Copy each line that has the string "this" somewhere in it.

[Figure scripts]
##########

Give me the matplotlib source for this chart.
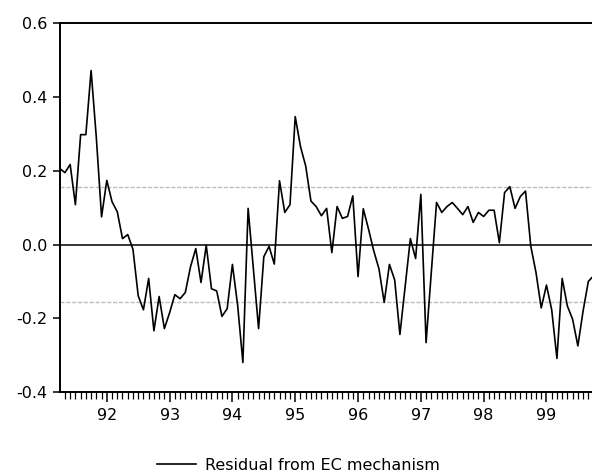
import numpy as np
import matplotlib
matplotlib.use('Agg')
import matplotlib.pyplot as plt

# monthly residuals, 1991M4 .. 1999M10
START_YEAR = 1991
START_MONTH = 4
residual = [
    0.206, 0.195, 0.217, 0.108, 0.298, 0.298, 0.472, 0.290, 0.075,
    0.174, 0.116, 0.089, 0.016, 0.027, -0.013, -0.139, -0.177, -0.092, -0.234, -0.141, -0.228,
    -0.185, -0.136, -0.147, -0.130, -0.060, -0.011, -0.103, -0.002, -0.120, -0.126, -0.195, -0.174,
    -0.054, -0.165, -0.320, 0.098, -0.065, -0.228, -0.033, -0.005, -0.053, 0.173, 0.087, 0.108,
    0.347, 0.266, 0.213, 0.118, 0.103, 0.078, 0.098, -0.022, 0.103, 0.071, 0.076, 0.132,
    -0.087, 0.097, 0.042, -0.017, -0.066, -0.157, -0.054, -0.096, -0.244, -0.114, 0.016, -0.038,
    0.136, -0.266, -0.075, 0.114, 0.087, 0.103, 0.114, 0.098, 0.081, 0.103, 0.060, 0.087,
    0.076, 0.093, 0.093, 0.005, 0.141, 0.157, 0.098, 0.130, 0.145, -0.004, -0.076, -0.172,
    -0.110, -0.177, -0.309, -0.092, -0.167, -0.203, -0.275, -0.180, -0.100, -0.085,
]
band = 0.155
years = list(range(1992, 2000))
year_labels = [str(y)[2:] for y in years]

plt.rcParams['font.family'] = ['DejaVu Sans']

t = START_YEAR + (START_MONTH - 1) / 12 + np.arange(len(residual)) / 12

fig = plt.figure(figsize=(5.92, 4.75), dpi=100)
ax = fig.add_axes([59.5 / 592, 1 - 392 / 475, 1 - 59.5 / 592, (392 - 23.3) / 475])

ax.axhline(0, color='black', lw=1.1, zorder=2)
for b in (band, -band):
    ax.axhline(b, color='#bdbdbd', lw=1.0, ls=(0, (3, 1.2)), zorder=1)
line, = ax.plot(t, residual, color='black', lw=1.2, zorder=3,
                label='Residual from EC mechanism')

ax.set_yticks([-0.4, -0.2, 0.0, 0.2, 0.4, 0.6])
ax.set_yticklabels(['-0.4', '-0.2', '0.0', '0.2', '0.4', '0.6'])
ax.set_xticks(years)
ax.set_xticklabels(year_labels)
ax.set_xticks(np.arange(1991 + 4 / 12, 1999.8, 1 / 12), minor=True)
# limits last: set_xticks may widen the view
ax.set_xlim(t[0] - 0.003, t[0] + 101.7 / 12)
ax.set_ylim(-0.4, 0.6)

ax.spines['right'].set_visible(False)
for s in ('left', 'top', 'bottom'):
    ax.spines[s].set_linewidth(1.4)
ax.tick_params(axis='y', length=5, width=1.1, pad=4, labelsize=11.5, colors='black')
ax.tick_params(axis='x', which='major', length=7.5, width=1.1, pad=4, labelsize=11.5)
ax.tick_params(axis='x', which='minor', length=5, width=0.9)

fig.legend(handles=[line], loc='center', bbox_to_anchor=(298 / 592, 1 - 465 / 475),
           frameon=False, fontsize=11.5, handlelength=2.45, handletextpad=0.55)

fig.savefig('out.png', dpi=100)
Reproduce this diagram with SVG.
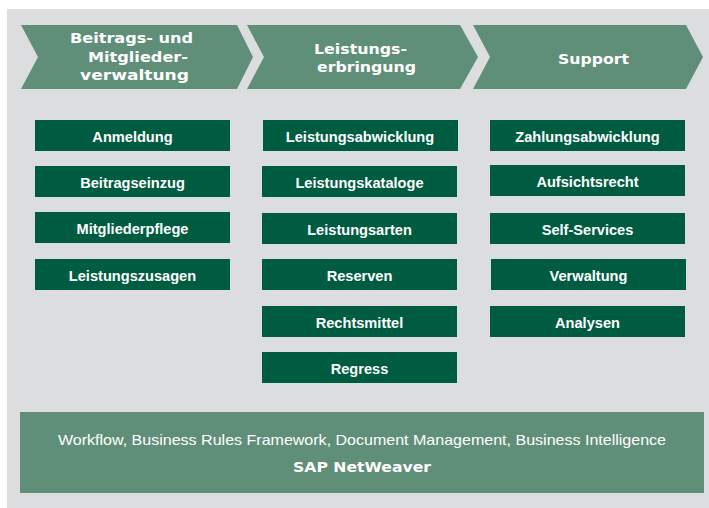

##########

- Output of the exercise:
Give me the matplotlib source for this chart.
Reproduce this diagram with SVG.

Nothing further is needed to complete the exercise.